### EXERCISE DIRECTIONS:
Omit all images, then repeat exactly the lines below from the one containing "Output the Python" through the one containing "from bokeh.resources import INLINE", both ends included.

** begin DATA **

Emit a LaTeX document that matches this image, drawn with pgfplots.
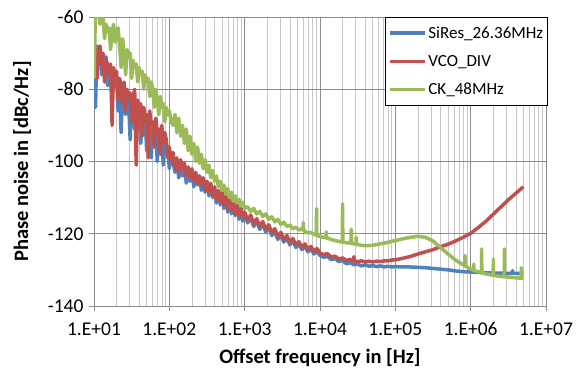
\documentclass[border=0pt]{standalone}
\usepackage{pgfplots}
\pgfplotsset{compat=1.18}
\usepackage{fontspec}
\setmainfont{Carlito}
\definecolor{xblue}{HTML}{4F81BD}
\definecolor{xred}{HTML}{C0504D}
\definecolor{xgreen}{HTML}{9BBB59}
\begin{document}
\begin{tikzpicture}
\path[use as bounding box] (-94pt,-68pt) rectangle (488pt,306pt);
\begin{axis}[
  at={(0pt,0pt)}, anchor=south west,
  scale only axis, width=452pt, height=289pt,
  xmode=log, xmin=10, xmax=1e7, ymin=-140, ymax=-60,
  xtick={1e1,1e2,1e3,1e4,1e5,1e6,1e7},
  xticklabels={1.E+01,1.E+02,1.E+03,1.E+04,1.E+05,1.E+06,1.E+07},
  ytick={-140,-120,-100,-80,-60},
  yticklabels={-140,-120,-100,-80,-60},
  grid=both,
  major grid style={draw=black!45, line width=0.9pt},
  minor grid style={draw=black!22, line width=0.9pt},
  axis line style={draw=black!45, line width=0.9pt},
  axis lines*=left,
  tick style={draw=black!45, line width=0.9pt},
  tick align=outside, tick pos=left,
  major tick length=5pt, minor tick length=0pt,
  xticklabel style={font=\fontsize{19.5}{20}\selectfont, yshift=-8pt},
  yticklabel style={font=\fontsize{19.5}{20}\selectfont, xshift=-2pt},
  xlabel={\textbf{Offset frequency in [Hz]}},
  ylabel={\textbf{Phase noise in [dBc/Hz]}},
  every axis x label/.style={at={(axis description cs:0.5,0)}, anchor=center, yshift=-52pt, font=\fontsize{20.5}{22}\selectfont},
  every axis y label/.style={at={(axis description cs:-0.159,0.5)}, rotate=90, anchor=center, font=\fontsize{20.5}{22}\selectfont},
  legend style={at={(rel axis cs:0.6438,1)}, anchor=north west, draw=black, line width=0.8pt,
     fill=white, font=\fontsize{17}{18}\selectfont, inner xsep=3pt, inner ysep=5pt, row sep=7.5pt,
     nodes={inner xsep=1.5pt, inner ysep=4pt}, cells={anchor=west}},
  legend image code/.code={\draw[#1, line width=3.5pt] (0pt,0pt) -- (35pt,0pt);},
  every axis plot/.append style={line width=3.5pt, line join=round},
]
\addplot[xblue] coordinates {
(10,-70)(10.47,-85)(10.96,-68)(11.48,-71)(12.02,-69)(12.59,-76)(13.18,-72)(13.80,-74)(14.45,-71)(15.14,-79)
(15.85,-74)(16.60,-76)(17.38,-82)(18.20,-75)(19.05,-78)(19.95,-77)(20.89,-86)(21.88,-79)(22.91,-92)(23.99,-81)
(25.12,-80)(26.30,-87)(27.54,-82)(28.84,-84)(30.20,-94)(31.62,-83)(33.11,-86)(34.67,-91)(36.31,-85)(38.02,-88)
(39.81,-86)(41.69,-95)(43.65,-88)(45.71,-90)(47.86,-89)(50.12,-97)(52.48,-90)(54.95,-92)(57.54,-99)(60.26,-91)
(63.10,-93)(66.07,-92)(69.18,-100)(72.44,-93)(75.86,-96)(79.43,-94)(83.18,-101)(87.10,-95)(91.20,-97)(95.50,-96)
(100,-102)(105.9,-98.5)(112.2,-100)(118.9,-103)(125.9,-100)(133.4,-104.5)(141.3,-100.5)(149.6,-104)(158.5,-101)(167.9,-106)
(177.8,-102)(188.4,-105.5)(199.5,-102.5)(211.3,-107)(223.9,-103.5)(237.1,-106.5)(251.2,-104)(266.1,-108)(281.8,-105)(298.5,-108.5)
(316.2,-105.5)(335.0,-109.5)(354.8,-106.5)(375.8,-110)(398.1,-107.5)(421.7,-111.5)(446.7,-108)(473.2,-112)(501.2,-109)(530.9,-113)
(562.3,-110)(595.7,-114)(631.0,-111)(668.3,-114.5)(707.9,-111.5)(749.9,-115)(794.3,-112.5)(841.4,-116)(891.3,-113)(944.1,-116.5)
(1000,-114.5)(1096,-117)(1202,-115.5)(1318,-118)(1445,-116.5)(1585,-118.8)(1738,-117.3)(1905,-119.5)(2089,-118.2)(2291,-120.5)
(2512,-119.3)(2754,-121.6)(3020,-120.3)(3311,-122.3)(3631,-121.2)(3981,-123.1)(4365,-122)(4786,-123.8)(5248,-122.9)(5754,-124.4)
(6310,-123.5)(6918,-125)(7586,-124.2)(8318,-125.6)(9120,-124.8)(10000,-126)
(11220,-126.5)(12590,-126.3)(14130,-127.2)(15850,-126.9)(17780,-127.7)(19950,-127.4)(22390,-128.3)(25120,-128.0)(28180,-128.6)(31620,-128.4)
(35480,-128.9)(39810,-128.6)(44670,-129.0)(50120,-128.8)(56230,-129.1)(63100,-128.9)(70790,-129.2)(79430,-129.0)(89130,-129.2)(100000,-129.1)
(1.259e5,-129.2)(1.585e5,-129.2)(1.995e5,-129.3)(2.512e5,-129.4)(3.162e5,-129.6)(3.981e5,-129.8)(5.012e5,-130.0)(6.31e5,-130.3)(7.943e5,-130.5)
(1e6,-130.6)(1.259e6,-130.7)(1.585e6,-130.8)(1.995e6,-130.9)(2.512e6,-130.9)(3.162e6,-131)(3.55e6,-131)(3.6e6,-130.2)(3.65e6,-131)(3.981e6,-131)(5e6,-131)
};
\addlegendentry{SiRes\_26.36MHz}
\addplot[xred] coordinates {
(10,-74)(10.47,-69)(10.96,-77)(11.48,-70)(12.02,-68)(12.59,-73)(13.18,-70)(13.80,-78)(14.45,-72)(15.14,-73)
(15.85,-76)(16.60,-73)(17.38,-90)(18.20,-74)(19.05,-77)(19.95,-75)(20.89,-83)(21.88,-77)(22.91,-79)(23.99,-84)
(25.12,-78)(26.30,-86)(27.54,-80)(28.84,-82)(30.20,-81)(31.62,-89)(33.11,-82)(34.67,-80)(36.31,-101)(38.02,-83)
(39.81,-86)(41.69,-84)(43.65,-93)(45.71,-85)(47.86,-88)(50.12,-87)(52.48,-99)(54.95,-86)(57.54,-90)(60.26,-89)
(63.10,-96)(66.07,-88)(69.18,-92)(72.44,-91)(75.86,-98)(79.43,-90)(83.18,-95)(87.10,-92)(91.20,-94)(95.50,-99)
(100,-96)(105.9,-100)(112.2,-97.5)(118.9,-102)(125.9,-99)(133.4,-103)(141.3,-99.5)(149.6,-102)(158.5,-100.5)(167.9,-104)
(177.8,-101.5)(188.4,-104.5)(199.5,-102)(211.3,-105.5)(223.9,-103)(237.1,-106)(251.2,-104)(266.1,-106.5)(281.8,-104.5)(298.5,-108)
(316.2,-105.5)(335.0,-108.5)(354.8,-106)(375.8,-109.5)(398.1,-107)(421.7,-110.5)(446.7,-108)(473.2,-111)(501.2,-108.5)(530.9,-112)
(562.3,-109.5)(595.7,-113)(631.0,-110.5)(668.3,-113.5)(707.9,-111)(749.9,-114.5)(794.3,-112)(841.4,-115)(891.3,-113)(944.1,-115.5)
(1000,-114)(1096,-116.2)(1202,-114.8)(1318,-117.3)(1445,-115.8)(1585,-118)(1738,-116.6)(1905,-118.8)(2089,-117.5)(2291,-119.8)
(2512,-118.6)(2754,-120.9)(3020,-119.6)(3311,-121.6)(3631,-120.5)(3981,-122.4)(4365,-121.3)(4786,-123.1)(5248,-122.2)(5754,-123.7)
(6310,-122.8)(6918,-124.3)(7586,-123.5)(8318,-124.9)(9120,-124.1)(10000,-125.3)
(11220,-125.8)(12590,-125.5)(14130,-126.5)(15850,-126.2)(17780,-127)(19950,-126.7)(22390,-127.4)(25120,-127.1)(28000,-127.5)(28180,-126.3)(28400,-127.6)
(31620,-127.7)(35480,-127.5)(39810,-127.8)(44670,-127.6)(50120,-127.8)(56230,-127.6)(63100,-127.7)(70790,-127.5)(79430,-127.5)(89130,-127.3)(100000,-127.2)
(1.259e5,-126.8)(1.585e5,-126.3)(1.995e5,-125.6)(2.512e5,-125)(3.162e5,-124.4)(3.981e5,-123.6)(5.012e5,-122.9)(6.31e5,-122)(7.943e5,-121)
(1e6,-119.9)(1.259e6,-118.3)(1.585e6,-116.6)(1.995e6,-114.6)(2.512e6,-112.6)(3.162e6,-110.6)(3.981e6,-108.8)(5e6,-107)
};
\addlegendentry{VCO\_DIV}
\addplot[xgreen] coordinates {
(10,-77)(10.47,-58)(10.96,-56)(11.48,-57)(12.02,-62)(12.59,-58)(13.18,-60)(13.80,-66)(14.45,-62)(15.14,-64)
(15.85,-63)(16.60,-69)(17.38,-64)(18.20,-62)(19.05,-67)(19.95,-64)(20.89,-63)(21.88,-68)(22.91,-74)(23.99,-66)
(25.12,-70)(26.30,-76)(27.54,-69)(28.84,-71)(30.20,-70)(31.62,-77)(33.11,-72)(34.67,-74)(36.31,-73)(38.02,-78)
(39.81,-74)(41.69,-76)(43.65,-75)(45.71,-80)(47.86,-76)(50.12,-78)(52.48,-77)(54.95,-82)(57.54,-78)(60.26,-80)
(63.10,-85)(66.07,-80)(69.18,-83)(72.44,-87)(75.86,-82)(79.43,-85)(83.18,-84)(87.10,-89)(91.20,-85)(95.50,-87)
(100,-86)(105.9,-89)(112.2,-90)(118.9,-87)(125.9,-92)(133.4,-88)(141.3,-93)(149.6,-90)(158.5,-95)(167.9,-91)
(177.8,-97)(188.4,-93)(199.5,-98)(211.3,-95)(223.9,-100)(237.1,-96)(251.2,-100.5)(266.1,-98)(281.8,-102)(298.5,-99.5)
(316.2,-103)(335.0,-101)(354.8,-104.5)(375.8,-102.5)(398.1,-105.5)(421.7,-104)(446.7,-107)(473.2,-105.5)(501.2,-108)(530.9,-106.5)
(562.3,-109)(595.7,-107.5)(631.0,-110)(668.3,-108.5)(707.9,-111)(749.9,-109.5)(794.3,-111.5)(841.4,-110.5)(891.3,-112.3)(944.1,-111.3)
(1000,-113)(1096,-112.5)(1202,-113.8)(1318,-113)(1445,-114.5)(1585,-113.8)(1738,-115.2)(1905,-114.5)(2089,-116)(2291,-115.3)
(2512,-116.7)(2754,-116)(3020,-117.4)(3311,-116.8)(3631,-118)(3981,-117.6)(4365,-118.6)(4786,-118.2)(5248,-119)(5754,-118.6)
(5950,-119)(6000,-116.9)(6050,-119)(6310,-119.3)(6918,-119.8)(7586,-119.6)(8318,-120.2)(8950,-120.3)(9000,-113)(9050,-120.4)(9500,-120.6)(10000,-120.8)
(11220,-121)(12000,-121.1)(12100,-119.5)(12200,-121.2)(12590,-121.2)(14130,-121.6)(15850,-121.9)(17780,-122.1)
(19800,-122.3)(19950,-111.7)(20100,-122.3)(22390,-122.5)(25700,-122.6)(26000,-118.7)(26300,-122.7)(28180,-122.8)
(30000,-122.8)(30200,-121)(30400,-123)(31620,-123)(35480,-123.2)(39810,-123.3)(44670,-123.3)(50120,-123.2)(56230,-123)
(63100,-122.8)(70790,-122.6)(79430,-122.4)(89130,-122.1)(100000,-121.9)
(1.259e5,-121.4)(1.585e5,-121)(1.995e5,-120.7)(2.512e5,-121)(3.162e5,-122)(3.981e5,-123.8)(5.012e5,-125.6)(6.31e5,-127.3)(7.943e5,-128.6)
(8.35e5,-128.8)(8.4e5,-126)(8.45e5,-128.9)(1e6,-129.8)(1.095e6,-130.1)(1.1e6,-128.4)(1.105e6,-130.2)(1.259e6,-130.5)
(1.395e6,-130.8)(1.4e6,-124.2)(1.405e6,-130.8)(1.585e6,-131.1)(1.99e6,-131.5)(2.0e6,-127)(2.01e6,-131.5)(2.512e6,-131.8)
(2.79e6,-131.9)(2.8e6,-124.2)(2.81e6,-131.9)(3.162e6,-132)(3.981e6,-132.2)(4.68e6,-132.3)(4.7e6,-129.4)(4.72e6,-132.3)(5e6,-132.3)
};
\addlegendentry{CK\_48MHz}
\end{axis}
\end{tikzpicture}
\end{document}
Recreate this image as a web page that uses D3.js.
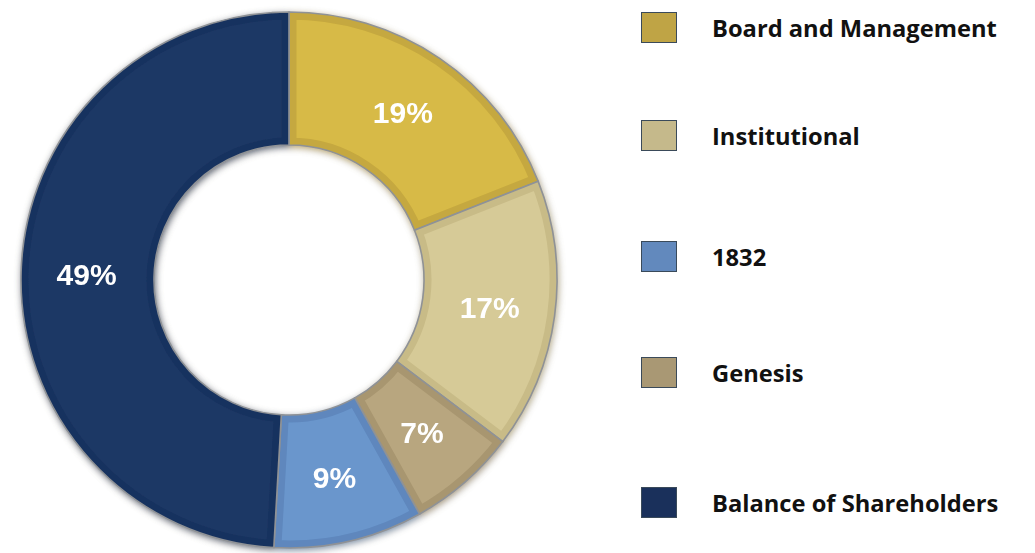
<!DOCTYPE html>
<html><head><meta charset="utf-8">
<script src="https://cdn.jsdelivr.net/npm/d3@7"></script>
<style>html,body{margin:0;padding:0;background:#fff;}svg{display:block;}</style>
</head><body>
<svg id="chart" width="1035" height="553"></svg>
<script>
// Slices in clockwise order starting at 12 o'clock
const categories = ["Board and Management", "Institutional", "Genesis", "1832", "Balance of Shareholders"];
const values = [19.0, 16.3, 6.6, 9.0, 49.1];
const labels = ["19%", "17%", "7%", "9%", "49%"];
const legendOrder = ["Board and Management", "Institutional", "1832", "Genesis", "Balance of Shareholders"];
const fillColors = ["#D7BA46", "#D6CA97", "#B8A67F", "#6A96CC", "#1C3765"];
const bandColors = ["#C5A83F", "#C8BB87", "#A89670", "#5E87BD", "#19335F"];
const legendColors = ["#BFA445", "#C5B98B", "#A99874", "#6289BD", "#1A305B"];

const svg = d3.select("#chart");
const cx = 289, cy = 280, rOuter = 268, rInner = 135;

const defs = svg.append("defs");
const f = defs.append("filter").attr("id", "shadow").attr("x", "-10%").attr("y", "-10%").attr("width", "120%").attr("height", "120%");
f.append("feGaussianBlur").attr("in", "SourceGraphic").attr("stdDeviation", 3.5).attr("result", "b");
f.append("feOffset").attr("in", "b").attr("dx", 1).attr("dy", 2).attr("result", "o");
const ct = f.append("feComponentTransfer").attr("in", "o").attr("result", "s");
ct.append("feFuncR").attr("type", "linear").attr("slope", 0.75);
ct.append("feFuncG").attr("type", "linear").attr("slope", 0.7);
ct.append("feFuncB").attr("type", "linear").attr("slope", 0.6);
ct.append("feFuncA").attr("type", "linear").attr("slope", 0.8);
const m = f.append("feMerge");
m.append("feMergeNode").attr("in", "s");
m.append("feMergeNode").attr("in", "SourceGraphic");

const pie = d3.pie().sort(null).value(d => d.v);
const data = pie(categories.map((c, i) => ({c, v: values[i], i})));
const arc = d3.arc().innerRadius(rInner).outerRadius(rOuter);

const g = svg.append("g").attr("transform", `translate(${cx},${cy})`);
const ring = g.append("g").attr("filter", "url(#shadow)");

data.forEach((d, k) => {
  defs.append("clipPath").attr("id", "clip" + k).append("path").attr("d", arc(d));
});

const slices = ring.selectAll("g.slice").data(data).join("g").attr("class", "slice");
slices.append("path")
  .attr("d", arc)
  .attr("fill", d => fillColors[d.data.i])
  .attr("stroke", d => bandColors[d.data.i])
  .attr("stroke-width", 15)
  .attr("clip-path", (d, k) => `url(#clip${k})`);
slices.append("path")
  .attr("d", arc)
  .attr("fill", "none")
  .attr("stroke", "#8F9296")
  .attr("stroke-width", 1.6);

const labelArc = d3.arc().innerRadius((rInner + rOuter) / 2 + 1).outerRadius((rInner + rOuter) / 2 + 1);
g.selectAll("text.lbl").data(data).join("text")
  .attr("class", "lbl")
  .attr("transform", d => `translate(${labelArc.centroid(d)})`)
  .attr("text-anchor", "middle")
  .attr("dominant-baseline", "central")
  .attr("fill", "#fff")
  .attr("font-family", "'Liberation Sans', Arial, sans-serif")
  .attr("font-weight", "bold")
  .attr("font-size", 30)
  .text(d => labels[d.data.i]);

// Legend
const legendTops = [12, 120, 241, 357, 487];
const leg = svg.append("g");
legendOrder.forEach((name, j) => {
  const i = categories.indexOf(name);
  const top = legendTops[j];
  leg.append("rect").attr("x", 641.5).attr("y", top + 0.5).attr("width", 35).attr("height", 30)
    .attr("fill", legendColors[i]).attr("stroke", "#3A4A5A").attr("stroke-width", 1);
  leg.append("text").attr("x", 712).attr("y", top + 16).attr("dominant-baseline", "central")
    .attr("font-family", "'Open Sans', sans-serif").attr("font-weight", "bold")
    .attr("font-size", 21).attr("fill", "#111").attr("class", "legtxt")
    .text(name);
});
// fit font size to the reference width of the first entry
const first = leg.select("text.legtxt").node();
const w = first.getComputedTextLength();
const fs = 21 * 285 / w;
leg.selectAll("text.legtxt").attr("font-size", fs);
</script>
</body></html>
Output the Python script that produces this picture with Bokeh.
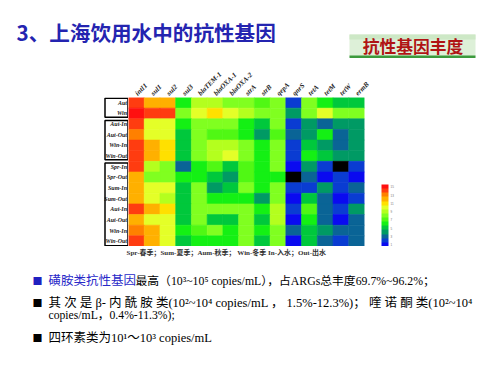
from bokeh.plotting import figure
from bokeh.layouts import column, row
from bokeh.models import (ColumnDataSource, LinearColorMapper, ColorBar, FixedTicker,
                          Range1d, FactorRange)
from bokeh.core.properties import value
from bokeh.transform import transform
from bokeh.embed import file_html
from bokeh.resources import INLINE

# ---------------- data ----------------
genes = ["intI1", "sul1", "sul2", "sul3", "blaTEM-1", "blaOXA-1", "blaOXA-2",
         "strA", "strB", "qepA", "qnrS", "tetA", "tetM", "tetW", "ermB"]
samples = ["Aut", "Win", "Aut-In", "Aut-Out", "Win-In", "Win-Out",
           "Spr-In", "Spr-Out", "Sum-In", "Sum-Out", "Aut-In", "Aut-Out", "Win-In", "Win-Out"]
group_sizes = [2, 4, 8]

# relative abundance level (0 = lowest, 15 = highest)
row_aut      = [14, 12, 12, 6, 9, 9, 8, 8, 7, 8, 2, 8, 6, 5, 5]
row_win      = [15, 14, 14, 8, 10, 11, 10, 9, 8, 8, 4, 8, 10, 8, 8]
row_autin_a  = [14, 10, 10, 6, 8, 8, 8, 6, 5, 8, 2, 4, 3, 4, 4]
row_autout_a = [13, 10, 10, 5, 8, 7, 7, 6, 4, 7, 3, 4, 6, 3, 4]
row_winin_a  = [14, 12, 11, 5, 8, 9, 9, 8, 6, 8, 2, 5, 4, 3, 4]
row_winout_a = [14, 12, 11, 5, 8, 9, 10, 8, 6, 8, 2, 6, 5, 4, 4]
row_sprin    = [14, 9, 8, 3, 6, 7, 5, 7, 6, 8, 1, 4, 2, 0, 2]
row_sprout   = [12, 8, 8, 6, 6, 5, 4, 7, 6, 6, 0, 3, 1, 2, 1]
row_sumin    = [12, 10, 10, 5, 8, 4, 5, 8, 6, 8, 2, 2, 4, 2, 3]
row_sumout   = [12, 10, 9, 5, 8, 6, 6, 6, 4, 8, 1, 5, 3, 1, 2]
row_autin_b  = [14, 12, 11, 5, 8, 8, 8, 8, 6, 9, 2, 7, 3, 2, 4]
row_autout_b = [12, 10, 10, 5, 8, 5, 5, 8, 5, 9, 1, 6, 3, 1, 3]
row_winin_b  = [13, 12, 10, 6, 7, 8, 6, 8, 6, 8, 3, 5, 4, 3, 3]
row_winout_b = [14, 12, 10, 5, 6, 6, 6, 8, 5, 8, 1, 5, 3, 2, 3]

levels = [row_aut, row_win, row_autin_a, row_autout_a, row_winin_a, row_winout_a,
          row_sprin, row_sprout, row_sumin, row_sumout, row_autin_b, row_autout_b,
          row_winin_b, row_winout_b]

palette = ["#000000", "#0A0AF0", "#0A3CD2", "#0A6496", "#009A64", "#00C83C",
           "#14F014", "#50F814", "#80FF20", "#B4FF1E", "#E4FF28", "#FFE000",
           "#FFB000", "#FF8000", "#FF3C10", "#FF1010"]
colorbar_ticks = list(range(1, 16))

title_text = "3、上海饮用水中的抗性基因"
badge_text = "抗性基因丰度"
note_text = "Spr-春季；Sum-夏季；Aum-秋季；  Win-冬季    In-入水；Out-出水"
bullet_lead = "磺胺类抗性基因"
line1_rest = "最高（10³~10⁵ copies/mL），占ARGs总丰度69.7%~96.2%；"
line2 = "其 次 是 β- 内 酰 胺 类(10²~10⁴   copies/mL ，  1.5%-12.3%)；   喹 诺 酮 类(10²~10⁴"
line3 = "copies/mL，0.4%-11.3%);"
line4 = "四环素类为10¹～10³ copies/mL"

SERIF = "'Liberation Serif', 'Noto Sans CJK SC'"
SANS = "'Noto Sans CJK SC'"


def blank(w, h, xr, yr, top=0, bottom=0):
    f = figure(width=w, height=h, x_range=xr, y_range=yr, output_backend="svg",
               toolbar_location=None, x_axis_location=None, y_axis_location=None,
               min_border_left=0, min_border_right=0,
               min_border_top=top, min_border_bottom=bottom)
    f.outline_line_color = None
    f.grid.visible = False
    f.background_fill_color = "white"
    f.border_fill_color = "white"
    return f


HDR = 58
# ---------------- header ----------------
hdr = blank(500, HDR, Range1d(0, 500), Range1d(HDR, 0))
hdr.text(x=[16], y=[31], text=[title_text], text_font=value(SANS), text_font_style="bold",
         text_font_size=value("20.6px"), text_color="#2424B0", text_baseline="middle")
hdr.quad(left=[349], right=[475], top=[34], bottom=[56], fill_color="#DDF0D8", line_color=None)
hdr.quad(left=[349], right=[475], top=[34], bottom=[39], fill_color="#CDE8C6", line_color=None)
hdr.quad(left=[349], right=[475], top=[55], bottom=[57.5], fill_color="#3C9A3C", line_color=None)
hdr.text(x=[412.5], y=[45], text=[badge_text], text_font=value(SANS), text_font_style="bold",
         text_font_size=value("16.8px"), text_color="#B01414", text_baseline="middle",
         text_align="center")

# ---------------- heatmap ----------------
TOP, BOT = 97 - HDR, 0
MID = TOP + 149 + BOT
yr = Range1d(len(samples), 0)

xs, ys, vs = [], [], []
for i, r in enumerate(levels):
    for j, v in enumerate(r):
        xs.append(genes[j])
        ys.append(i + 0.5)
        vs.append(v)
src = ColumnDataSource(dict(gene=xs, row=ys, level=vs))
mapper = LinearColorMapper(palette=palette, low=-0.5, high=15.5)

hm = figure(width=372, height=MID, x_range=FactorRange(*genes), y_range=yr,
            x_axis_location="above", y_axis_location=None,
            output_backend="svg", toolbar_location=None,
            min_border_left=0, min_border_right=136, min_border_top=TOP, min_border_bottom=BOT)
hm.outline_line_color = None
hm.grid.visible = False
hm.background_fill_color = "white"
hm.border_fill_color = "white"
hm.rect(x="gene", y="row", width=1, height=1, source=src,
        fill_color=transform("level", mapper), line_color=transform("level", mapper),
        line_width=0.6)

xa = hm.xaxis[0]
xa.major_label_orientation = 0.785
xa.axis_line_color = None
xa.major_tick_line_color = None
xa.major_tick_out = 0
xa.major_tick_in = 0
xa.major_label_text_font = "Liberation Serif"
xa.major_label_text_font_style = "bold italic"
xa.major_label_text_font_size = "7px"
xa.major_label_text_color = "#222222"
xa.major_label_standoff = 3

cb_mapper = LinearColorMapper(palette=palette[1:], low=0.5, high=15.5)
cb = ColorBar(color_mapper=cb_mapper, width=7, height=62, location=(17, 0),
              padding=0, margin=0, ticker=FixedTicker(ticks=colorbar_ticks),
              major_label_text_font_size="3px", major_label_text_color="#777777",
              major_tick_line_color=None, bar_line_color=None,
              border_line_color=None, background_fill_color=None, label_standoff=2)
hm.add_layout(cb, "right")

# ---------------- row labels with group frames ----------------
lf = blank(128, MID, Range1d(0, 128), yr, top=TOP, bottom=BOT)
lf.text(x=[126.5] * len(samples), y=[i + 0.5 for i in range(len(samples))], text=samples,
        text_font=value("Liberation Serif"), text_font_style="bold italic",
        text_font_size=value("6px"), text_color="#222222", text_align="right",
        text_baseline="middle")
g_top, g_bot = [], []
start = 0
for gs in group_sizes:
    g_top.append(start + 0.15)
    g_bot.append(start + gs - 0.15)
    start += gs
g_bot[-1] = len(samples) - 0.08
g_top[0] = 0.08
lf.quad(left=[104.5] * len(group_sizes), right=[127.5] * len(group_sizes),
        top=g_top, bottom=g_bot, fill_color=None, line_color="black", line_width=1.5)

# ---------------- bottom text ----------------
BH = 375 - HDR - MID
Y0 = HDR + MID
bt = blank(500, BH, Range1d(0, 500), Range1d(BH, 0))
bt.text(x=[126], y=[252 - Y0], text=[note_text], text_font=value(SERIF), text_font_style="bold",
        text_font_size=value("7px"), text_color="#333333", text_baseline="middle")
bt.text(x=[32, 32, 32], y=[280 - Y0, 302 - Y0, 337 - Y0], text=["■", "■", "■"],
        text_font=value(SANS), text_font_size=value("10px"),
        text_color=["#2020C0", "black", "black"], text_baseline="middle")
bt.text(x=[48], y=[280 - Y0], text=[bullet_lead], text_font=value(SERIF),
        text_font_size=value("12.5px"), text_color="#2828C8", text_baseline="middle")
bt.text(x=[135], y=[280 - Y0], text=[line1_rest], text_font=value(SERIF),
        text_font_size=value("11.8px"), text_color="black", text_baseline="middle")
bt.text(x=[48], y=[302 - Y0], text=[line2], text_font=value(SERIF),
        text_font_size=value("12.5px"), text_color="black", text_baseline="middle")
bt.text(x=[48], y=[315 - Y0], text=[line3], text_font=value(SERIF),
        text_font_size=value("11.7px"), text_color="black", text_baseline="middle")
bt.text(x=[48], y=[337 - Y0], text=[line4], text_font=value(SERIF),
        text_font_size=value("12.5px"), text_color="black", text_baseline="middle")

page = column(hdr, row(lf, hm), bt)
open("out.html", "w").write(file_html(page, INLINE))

** end DATA **

### RESPONSE:
Output the Python script that produces this picture with Bokeh.
from bokeh.plotting import figure
from bokeh.layouts import column, row
from bokeh.models import (ColumnDataSource, LinearColorMapper, ColorBar, FixedTicker,
                          Range1d, FactorRange)
from bokeh.core.properties import value
from bokeh.transform import transform
from bokeh.embed import file_html
from bokeh.resources import INLINE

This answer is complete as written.